Tuesday, September 6, 2011

6 SEPTEMBER

1897 - Gen. Emilio Aguinaldo makes a proclamation stating that the Filipino revolutionary movement must adopt guerrilla  warfare--using ambuscades and offensive military operations--in order to defeat the enemy Spanish  colonial forces; the proclamation comes some four months after Aguinaldo seized the leadership  of the Philippine revolutionaries from  Kataastaasang, Kagalanggalangang Katipunan nang  manga Anak nang Bayan (KKK) Supremo Andres Bonifacio y de Castro whom he had executed on May 10 of the same year a few weeks following the anomalous elections of the Tejeros Convention and a kangaroo court martial, in what his Prime Minister, Apolinario Mabini y Maranan would later dub as "crime" and an "assassination";  in three months, Aguinaldo will forge the Pact of Biak-na-Bato, a truce (temporarily) ending the Philippine Revolution, giving amnesty to the revolutionaries, and providing monetary indemnity to Aguinaldo and his key men who will go on voluntary exile.

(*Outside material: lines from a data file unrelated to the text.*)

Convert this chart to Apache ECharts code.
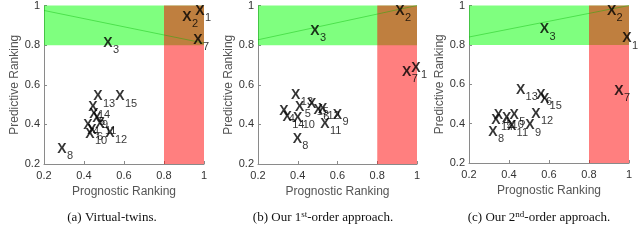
<!DOCTYPE html>
<html>
<head>
<meta charset="utf-8">
<script src="https://cdn.jsdelivr.net/npm/echarts@6/dist/echarts.min.js"></script>
<style>html,body{margin:0;padding:0;background:#fff}#c{width:640px;height:243px}</style>
</head>
<body>
<div id="c"></div>
<script>
// ---- data ----
const varIds = [1,2,3,4,5,6,7,8,9,10,11,12,13,14,15];
const tickValues = [0.2, 0.4, 0.6, 0.8, 1];
const threshold = 0.8;
// (a) Virtual-twins
const vtProg = [0.98,0.915,0.52,0.42,0.45,0.44,0.97,0.29,0.465,0.43,0.48,0.53,0.47,0.445,0.58];
const vtPred = [0.97,0.94,0.81,0.395,0.45,0.37,0.825,0.275,0.43,0.35,0.40,0.355,0.54,0.485,0.54];
const vtLine = [[0.2,0.975],[1,0.81]];
// (b) 1st-order
const firstProg = [0.995,0.914,0.487,0.33,0.41,0.503,0.948,0.398,0.60,0.40,0.537,0.525,0.39,0.347,0.47];
const firstPred = [0.683,0.97,0.87,0.465,0.487,0.474,0.663,0.324,0.446,0.43,0.40,0.478,0.55,0.434,0.50];
const firstLine = [[0.2,0.827],[1,1.0]];
// (c) 2nd-order
const secondProg = [0.99,0.913,0.577,0.347,0.426,0.56,0.95,0.32,0.505,0.388,0.413,0.535,0.458,0.335,0.578];
const secondPred = [0.832,0.973,0.878,0.443,0.445,0.546,0.567,0.357,0.39,0.43,0.386,0.45,0.571,0.42,0.525];
const secondLine = [[0.2,0.84],[1,1.0]];
const captions = ['(a) Virtual-twins.', '(b) Our 1{sup|st}-order approach.', '(c) Our 2{sup|nd}-order approach.'];

const panels = [
  {prog: vtProg, pred: vtPred, line: vtLine, grid: {left: 44, top: 5, width: 160, height: 159}, cap: 112},
  {prog: firstProg, pred: firstPred, line: firstLine, grid: {left: 258, top: 4.5, width: 159, height: 159.5}, cap: 323},
  {prog: secondProg, pred: secondPred, line: secondLine, grid: {left: 469, top: 4, width: 160, height: 159}, cap: 539}
];

const sans = 'Liberation Sans, Arial, Helvetica, sans-serif';
const fmt = v => (Math.abs(v - 1) < 1e-9 ? '1' : v.toFixed(1));

const grids = [], xAxes = [], yAxes = [], series = [], graphics = [];
panels.forEach((p, i) => {
  grids.push(Object.assign({containLabel: false}, p.grid));
  const axisCommon = {
    min: tickValues[0], max: tickValues[tickValues.length - 1], interval: 0.2,
    gridIndex: i,
    axisLine: {show: true, lineStyle: {color: '#8a8a8a', width: 1}},
    axisTick: {show: true, inside: true, length: 3, lineStyle: {color: '#8a8a8a'}},
    splitLine: {show: false},
    axisLabel: {formatter: fmt, color: '#333', fontSize: 11, fontFamily: sans},
    nameLocation: 'middle',
    nameTextStyle: {color: '#555', fontSize: 12, fontFamily: sans}
  };
  xAxes.push(Object.assign({}, axisCommon, {type: 'value', name: 'Prognostic Ranking', nameGap: 22,
    axisLabel: Object.assign({}, axisCommon.axisLabel, {margin: 6})}));
  yAxes.push(Object.assign({}, axisCommon, {type: 'value', name: 'Predictive Ranking', nameGap: 21,
    axisLabel: Object.assign({}, axisCommon.axisLabel, {margin: 4})}));

  const pts = varIds.map((id, k) => [p.prog[k], p.pred[k], id]);

  // shaded regions
  series.push({
    type: 'line', xAxisIndex: i, yAxisIndex: i, data: [], z: 1, silent: true,
    markArea: {
      silent: true,
      data: [
        [{xAxis: tickValues[0], yAxis: threshold, itemStyle: {color: 'rgba(0,255,0,0.5)'}}, {xAxis: 1, yAxis: 1}],
        [{xAxis: threshold, yAxis: tickValues[0], itemStyle: {color: 'rgba(255,0,0,0.5)'}}, {xAxis: 1, yAxis: 1}]
      ]
    }
  });
  // thin line
  series.push({
    type: 'line', xAxisIndex: i, yAxisIndex: i, data: p.line, z: 2, symbol: 'none', silent: true,
    lineStyle: {color: 'rgba(0,180,0,0.4)', width: 1}
  });
  // X glyphs
  series.push({
    type: 'scatter', xAxisIndex: i, yAxisIndex: i, data: pts, z: 3, symbolSize: 1,
    itemStyle: {color: 'rgba(0,0,0,0)'},
    label: {show: true, position: 'inside', formatter: 'X', color: '#000', fontSize: 14,
      fontWeight: 'bold', fontFamily: sans, align: 'center', verticalAlign: 'middle'}
  });
  // subscripts
  series.push({
    type: 'scatter', xAxisIndex: i, yAxisIndex: i, data: pts, z: 4, symbolSize: 1,
    itemStyle: {color: 'rgba(0,0,0,0)'},
    label: {show: true, position: 'inside', formatter: q => String(q.value[2]), color: '#000',
      fontSize: 11, fontFamily: sans, align: 'left', verticalAlign: 'middle', offset: [5, 7]}
  });

  graphics.push({
    type: 'text', x: p.cap, y: 218,
    style: {
      text: captions[i], align: 'center', verticalAlign: 'middle',
      fontFamily: 'Liberation Serif, Times New Roman, serif', fontSize: 13, fill: '#111',
      rich: {sup: {fontSize: 9, verticalAlign: 'top', fontFamily: 'Liberation Serif, serif', padding: [0,0,6,0]}}
    }
  });
});

const chart = echarts.init(document.getElementById('c'), null, {renderer: 'canvas'});
chart.setOption({
  animation: false,
  grid: grids, xAxis: xAxes, yAxis: yAxes, series: series, graphic: graphics
});
</script>
</body>
</html>
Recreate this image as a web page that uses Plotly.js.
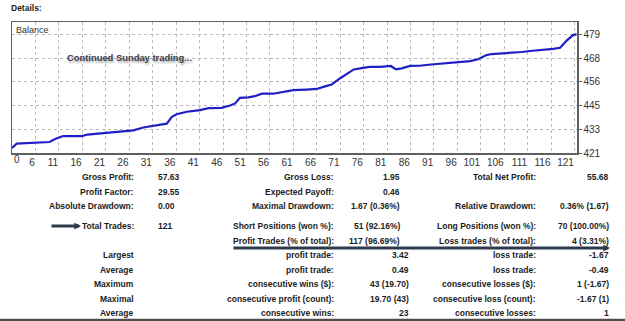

Enemy American invaders fire on the Filipino soldiers/freedom fighters

1900 - President Emilio Aguinaldo Y Famy of the Philippine-Republic-on-the-run arrives at Palanan, Isabela where he is enthusiastically welcomed by a large crowd and brass band, ten days after fleeing from Tierra Virgen in the bid to escape capture from the enemy invading American forces that earlier landed at Aparri, Cagayan; Aguinaldo's government had been moving northwards after the imperialist Americans had conned him into thinking the Bald Eagle nation was a revolutionary ally, and into cooperating in battling Spain and allowing US forces to freely enter the Southeast Asian archipelago; the North Americans will prove to be traitorous "allies" that would soon virtually steal the country's Independence by staging the infamous Mock Battle of Manila that falsely showed the world that it is they, instead of the Filipinos, that defeated the Spaniards in the Philippines, subsequently forging the Treaty of Paris that supposedly 'cedes' the Philippines into US hands for $20 million dollars, and eventually leading to the Filipino-American War (1899-1914) beginning February 4, 1899.